Das „Licht der Vernunft“ ist, so der Autor, keineswegs eine Erfindung der Aufklärung, sondern der Scholastik des 11. und 12. Jahrhunderts. Nun –„ die Scholastik des christlichen Abendlandes (6. bzw. 9. bis 15. Jahrhundert) war dadurch gekennzeichnet, dass die Grundlage für Wissenschaft und Philosophie von den christlichen, in den Dogmen(!) niedergelegte Wahrheiten(?) gebildet wurde. Die Früh-Scholastik (9. bis 12. Jahrhundert), auf die sich der Autor bezieht, steht auf dem Boden eines noch ungegliederten Ineinander von Wissenschaft, Philosophie, Theologie.“ (Philosophisches Wörterbuch. Körner). Kurz und gut: Die Scholastik war religiös befangen. Der Autor erwähnt die Gelehrten, die daran gingen der Wahrheit in allen Lebensbereichen und in der Natur auf den Grund zu gehen. Schön und gut. Er erwähnt aber nicht den über allen und allem lastenden Druck der katholischen Kirche und ihrem Vollzugsorgan, der Inquisition. Giordano Bruno 1548-1592 wurde verbrannt, da er die Unendlichkeit des Weltalls postuliert hatte; Galileo Galilei musste seine Erkenntnis des heliozentrischen Weltbildes widerrufen. (Schon im Altertum war bekannt, dass die Erde sich um die Sonne und nicht die um die Erde dreht; Aristarchos von Samos, 270 vor unserer Zeitrechnung.)

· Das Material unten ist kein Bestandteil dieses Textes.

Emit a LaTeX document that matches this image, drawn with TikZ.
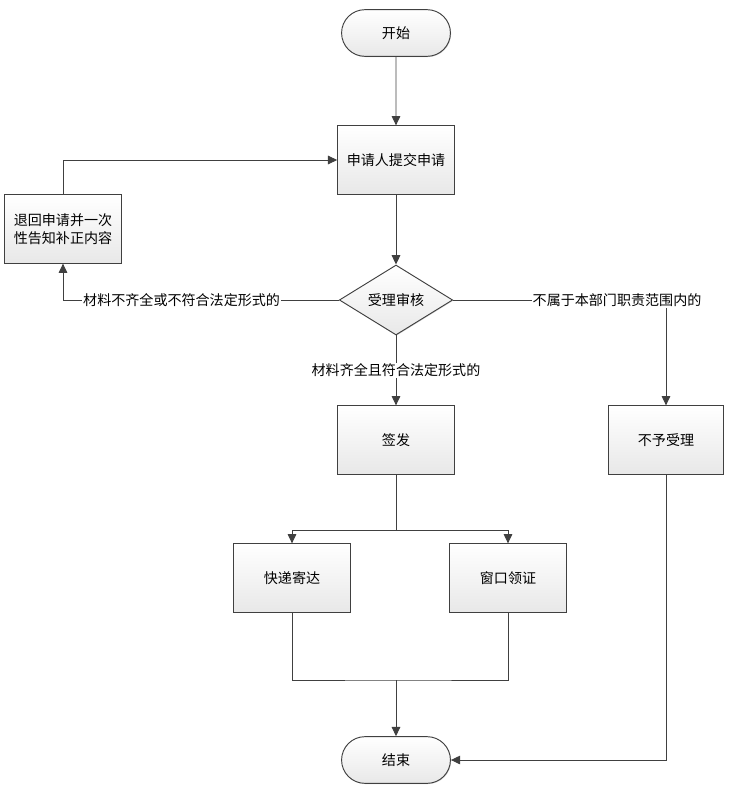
\documentclass[tikz,border=0pt]{standalone}
\usepackage{fontspec}
\setmainfont{Noto Sans CJK SC}
\usetikzlibrary{arrows.meta,positioning,shapes.geometric,shapes.misc,shadows}
\definecolor{lnc}{HTML}{404040}

\begin{document}
\begin{tikzpicture}[x=0.03cm,y=-0.03cm,
  every node/.style={font=\fontsize{12}{15}\selectfont},
  box/.style={draw=lnc,line width=0.8pt,align=center,minimum width=3.5cm,minimum height=2.05cm,
    top color=white,bottom color=gray!18,drop shadow={shadow xshift=0.6pt,shadow yshift=-0.6pt,fill=gray!70}},
  term/.style={box,rounded rectangle,minimum width=3.5cm,minimum height=1.4cm},
  dec/.style={box,diamond,aspect=1.6,inner sep=0pt,minimum width=3.4cm,minimum height=2.1cm},
  lbl/.style={fill=white,inner sep=1pt},
  ar/.style={-{Triangle[length=2.8mm,width=2.6mm]},draw=lnc,line width=0.8pt}]
\useasboundingbox (0,0) rectangle (735,790);
\node[term] (start) at (396,33) {开始};
\node[box] (submit) at (396,160) {申请人提交申请};
\node[box] (back) at (63,229) {退回申请并一次\\性告知补正内容};
\node[dec] (check) at (396,300) {受理审核};
\node[box] (issue) at (396,440) {签发};
\node[box,minimum width=3.45cm] (reject) at (666,440) {不予受理};
\node[box] (post) at (292,578) {快递寄达};
\node[box] (window) at (508,578) {窗口领证};
\node[term] (end) at (396,760) {结束};
\coordinate (split) at (396,530);
\coordinate (merge) at (396,680);
\draw[ar] (start) -- (submit);
\draw[ar] (submit) -- (check);
\draw[ar] (check.west) -| node[lbl,pos=0.285]{材料不齐全或不符合法定形式的} (back.south);
\draw[ar] (back.north) |- (submit.west);
\draw[ar] (check.east) -| node[lbl,pos=0.385]{不属于本部门职责范围内的} (reject.north);
\draw[ar] (check.south) -- node[lbl]{材料齐全且符合法定形式的} (issue.north);
\draw[lnc,line width=0.8pt] (issue.south) -- (split);
\draw[ar] (split) -| (post.north);
\draw[ar] (split) -| (window.north);
\draw[lnc,line width=0.8pt] (post.south) |- (merge) -| (window.south);
\draw[ar] (merge) -- (end.north);
\draw[ar] (reject.south) |- (end.east);
\end{tikzpicture}
\end{document}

Zuzustimmen ist dem Autor, wenn er das Mittelalter verklausuliert als Wurzel Europas versteht – in der Intoleranz. Hier nur ein Beispiel: Der böhmische Reformator Jan Hus wurde 1415 auf Geheiß des Konstanzer Konzils verbrannt. Da sei doch erwähnt, „dass selbst in Zeiten der brutalsten Kreuzzüge (Mittelalter) und der Inquisition die monotheistischen Glaubensgemeinschaften sich im muslimischen Machtbereich einer vollen rechtlichen, gerichtlichen und kulturellen Autonomie erfreuten. Die Ausnahmen waren selten. „Fast während der ganzen spanischen Periode“, so steht es im jüdischen Lexikon (Berlin 1929), „genossen die Juden weitgehend Religionsfreiheit. Als sich in Europa im 14. und 15. Jahrhundert die Judenverfolgungen mehrten, waren es wieder die islamischen Fürsten, die den auswandernden (flüchtenden) Juden ihre Länder öffneten““. (Lexikon religiöser Grundbegriffe, marixverlag).
Erst die Renaissance, die Reformation und die nachfolgende Aufklärung öffneten den Menschen Europas den geistigen, gesellschaftlichen und wissenschaftlichen Kerker des Mittelalters.